Editor’s note: This is the fourth story in an ongoing Long Beach Post series called Safe Streets, looking at the challenges of getting around in the city’s neighborhoods.

The tradition seems as outdated as “Leave It to Beaver” these days when students walk, skateboard, ride a bike, are driven by a parent or take a regular city bus to school.

For decades, though, the morning ritual was the same in every American city of any size: Students grudgingly woke up and got dressed, bolted down their breakfast, stuffed their homework into their backpacks or bookbags and ran down to the corner to catch the yellow bus to school.

And, yes, invariably, the school bus was yellow. At least since 1939, when delegates to the first National Minimum Standards Conference decided that all school buses should be the same color, and that that color should be a hue that could cut through fog, rain and snow.

Day-Glo highlighter colors weren’t the rage back then, so the gaudiest color the delegates could agree upon was yellow. As one visionary scientist claimed, “Lateral peripheral vision for detecting yellows is 1.24 times greater than for red.” So, red was out and National School Bus Chrome Yellow was in.

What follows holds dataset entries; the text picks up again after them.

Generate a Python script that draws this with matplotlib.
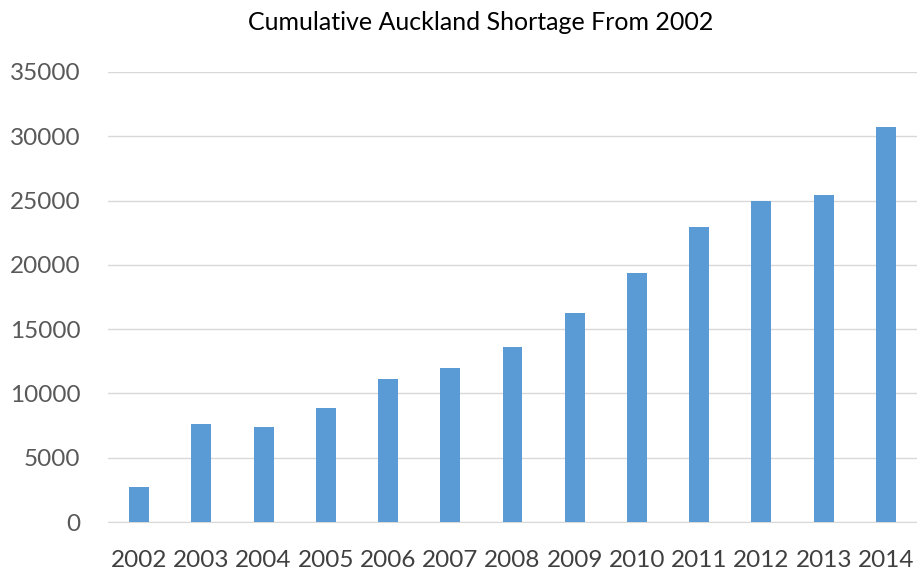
import numpy as np
import matplotlib
matplotlib.use('Agg')
import matplotlib.pyplot as plt

years = ['2002', '2003', '2004', '2005', '2006', '2007', '2008',
         '2009', '2010', '2011', '2012', '2013', '2014']
shortage = [2700, 7600, 7400, 8850, 11150, 12000, 13600,
            16250, 19350, 22950, 25000, 25450, 30700]

plt.rcParams['font.family'] = ['Lato', 'DejaVu Sans']

fig = plt.figure(figsize=(9.17, 5.70), dpi=100)
ax = fig.add_axes([0.1178, 0.0842, 0.8822, 0.7895])

x = np.arange(len(years))
ax.bar(x, shortage, width=0.32, color='#5B9BD5', zorder=3)

ax.set_xlim(-0.5, len(years) - 0.5)
ax.set_ylim(0, 35000)
ax.set_yticks(np.arange(0, 35001, 5000))
ax.set_xticks(x)
ax.set_xticklabels(years)
ax.grid(axis='y', color='#D9D9D9', linewidth=1, zorder=0)
ax.tick_params(axis='both', length=0, labelsize=17.5, colors='#595959')
ax.tick_params(axis='x', pad=20, colors='#404040')
ax.tick_params(axis='y', pad=20)
for s in ['top', 'right', 'left']:
    ax.spines[s].set_visible(False)
ax.spines['bottom'].set_color('#D9D9D9')

fig.text(0.524, 0.96, 'Cumulative Auckland Shortage From 2002',
         ha='center', va='center', fontsize=18, color='#000000')

fig.savefig('out.png', dpi=100)
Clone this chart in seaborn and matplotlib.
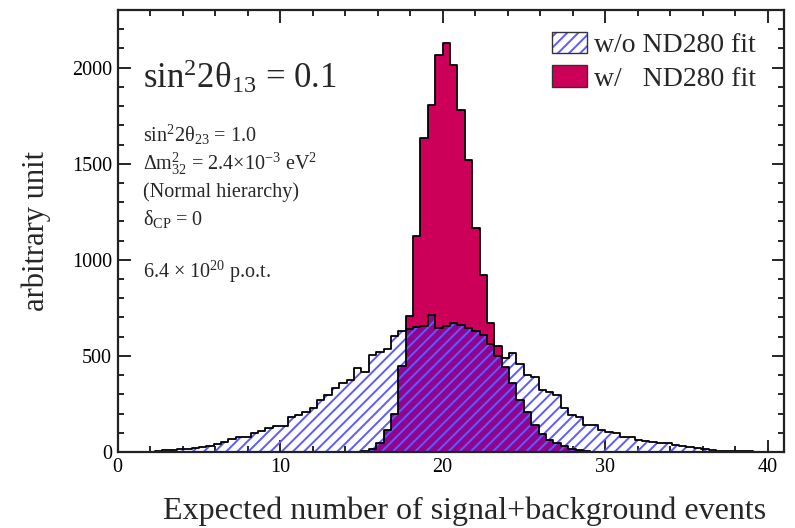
import numpy as np
import pandas as pd
import seaborn as sns
import matplotlib.pyplot as plt
from matplotlib.patches import Patch
from matplotlib.legend_handler import HandlerTuple

# Histogram binning: 88 equal bins spanning 0..40 expected events
N_BINS = 88
X_MAX = 40.0

# Toy-MC distribution of expected events, without the near-detector fit
without_fit = [
    0, 0, 0, 0, 0, 3, 8, 10, 15, 18,
    22, 28, 33, 42, 54, 66, 76, 80, 98, 111,
    123, 135, 135, 184, 193, 210, 228, 271, 297, 332,
    358, 375, 436, 418, 505, 522, 535, 601, 627, 640,
    650, 653, 714, 644, 653, 670, 661, 644, 627, 609,
    560, 500, 490, 515, 460, 400, 392, 323, 314, 297,
    228, 193, 184, 140, 140, 115, 105, 97, 80, 80,
    62, 58, 54, 45, 48, 36, 30, 28, 19, 14,
    10, 7, 6, 5, 4, 3, 2, 1,
]

# Same distribution, constrained by the ND280 fit
with_fit = [
    0, 0, 0, 0, 0, 0, 0, 0, 0, 0,
    0, 0, 0, 0, 0, 0, 0, 0, 0, 0,
    0, 0, 0, 0, 0, 0, 0, 0, 0, 0,
    0, 0, 0, 5, 15, 45, 115, 200, 450, 710,
    1125, 1635, 1805, 2065, 2130, 2015, 1780, 1520, 1165, 920,
    670, 550, 440, 360, 270, 210, 140, 95, 62, 45,
    30, 18, 10, 5, 0, 0, 0, 0, 0, 0,
    0, 0, 0, 0, 0, 0, 0, 0, 0, 0,
    0, 0, 0, 0, 0, 0, 0, 0,
]

legend_labels = ["w/o ND280 fit", "w/   ND280 fit"]

edges = np.linspace(0.0, X_MAX, N_BINS + 1)
centers = 0.5 * (edges[:-1] + edges[1:])
df = pd.DataFrame({"x": centers, "without": without_fit, "with": with_fit})
# region shared by both histograms (crimson seen through the blue hatching)
df["shared"] = np.minimum(df["without"], df["with"])

CRIMSON = "#cc0058"
SHARED = "#900590"
HATCH_BLUE = "#5c5cff"

sns.set_theme(style="ticks")
plt.rcParams["font.family"] = ["Liberation Serif", "DejaVu Serif"]
plt.rcParams["mathtext.fontset"] = "custom"
plt.rcParams["mathtext.rm"] = "Liberation Serif"
plt.rcParams["mathtext.it"] = "Liberation Serif:italic"
plt.rcParams["mathtext.default"] = "regular"
plt.rcParams["hatch.linewidth"] = 1.4

fig = plt.figure(figsize=(7.95, 5.28), dpi=100)
ax = fig.add_axes([0.148, 0.144, 0.838, 0.837])

bin_list = list(edges)

# constrained distribution: solid crimson
sns.histplot(data=df, x="x", weights="with", bins=bin_list, element="step",
             fill=True, color=CRIMSON, alpha=1.0, linewidth=0, ax=ax)
ax.collections[-1].set_facecolor(CRIMSON)
sns.histplot(data=df, x="x", weights="shared", bins=bin_list, element="step",
             fill=True, color=SHARED, alpha=1.0, linewidth=0, ax=ax)
ax.collections[-1].set_facecolor(SHARED)
sns.histplot(data=df, x="x", weights="with", bins=bin_list, element="step",
             fill=False, color="black", linewidth=1.3, ax=ax)

# unconstrained distribution: transparent with blue hatching on top
sns.histplot(data=df, x="x", weights="without", bins=bin_list, element="step",
             fill=True, color=HATCH_BLUE, alpha=1.0, linewidth=0, ax=ax)
hatched = ax.collections[-1]
hatched.set_facecolor("none")
hatched.set_edgecolor(HATCH_BLUE)
hatched.set_linewidth(0)
hatched.set_hatch("///")
sns.histplot(data=df, x="x", weights="without", bins=bin_list, element="step",
             fill=False, color="black", linewidth=1.3, ax=ax)

ax.set_xlim(0, 41)
ax.set_ylim(0, 2300)
ax.set_xticks([0, 10, 20, 30, 40])
ax.set_xticks(np.arange(0, 41, 2), minor=True)
ax.set_yticks([0, 500, 1000, 1500, 2000])
ax.set_yticks(np.arange(0, 2301, 100), minor=True)
ax.tick_params(which="both", direction="in", top=True, right=True,
               width=1.2, colors="black", labelsize=14.5)
ax.tick_params(which="major", length=9, pad=4)
ax.tick_params(which="minor", length=4.5)
for sp in ax.spines.values():
    sp.set_linewidth(1.6)
    sp.set_color("#222222")

ax.set_xlabel("Expected number of signal+background events", fontsize=23)
ax.set_ylabel("arbitrary unit", fontsize=22)
ax.xaxis.set_label_coords(0.52, -0.10)
ax.yaxis.set_label_coords(-0.100, 0.50)

# physics parameters
tx = 0.038
ax.text(tx, 0.824, r"$sin^{2}2\theta_{13}$ = 0.1", transform=ax.transAxes,
        fontsize=25, va="baseline", ha="left")
small = [
    (0.702, r"$sin^{2}2\theta_{23}$ = 1.0"),
    (0.638, r"$\Delta m^{2}_{32}$ = 2.4$\times$10$^{-3}$ eV$^{2}$"),
    (0.577, "(Normal hierarchy)"),
    (0.514, r"$\delta_{CP}$ = 0"),
    (0.394, r"6.4 $\times$ 10$^{20}$ p.o.t."),
]
for yy, s in small:
    ax.text(tx, yy, s, transform=ax.transAxes, fontsize=14.5,
            va="baseline", ha="left")

handles = [
    (Patch(facecolor="white", edgecolor=HATCH_BLUE, hatch="///", linewidth=0),
     Patch(facecolor="none", edgecolor="#333333", linewidth=1.0)),
    Patch(facecolor=CRIMSON, edgecolor="#333333", linewidth=1.0),
]
ax.legend(handles, legend_labels, loc="upper left", bbox_to_anchor=(0.636, 0.975),
          frameon=False, fontsize=20, handlelength=1.25, handleheight=0.8,
          handletextpad=0.25, labelspacing=0.25, borderaxespad=0,
          handler_map={tuple: HandlerTuple(ndivide=1, pad=0)})

fig.savefig("out.png", dpi=100)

Its use was advisory for the first few decades, but it became an official “suggestion” by the federal government in 1974.

School buses of any color now are as rare as white rhinos. A handful are still in operation for some private schools, they’re still on the road on Catalina, and the Long Beach Unified School District continues to use a small fleet for transporting special education students. But, starting last year, no yellow school buses have run a regular route in Long Beach and that number isn’t going up this year.

School busing peaked in the Long Beach Unified School District in the late part of the last century for a variety of reasons. The fact that baby boomers were in their schooling years was a main cause for the busing boom.

“Through those years in the mid-1970s, on into the early 2000s, we had about 98,000 K-12 students,” said Sue Perkins, LBUSD’s interim  director of transportation. After LBUSD busing’s biggest year, the school year of 2000-2001, “we transported 20,687 students per day,” she said. “That was our peak year.” But enrollment topped out and began declining in 2002, “Now enrollment is in the low 70,000s,” she said.

Also in the 1970s, school desegregation was in full effect in Long Beach. That, combined with overcrowding in central city schools, resulted in the district busing many Latinos and African-American students to the less-impacted schools on the east part of town, while inner-city schools, notably Poly, instituted magnet programs to lure white students to their campuses.

Today, the district has an open school-of-choice policy which has further hastened the demise of the school bus, with students in every Long Beach neighborhood selecting any number of schools over the one closest to their homes.

Perkins said about 25-30 percent of students in the elementary grades go to schools outside their assigned areas. That number jumps to as high as 48 percent at the high-school level. So, “getting to your school now is up to the student.”

Perkins came up as a bus driver for the district, back in when drivers piloted the big Crown motor coaches along some 150 routes in the city.

“I had a steady route for six or seven years at Stanford (Middle School) in the early ‘90s,” said Perkins. “I took students from Stanford across Pacific Coast Highway to drop them off in the central part of the city. Those were ‘my kids.’ I drove them, then later I drove their younger siblings. Sometimes they got rowdy and noisy, but mostly they were pretty good.

“I also drove 75 kindergarten kids getting out of school in midday, mostly picking them up at east Long Beach schools like MacArthur, Henry and Tucker and taking them back to central Long Beach. Most of them didn’t speak English yet, they were just learning the language in school.”

The 1990s was an eventful time for school bus drivers, recalled Perkins. “The floods (caused by El Nino in 1997 and 1998) and the riots (of 1992, sparked by the Rodney King verdicts) were tense times.”

On the day of the King verdicts, “things were a little more than tense,” she said.

“We had one driver, she had been driving for several years, and she had dropped some kids off at Edison (an elementary school near Sixth Street and Magnolia Avenue in Downtown Long Beach) in the afternoon and she turned onto Sixth Street and a group of young men stopped her, blocking her  way and walking toward the bus,” said Perkins. “Then, suddenly, one of the guys said, ‘Let her go. That’s Mrs. Moss, she was my bus driver when I went to school here.’”

Today, the bus drivers of Long Beach have all quit or retired. A few people in the district’s transportation department are licensed bus drivers, but the big yellow buses have been relieved of their decades-long duty. Students now get around in other ways: by Long Beach Transit buses, SUV- and minibus-driving parents and whatever else moves them.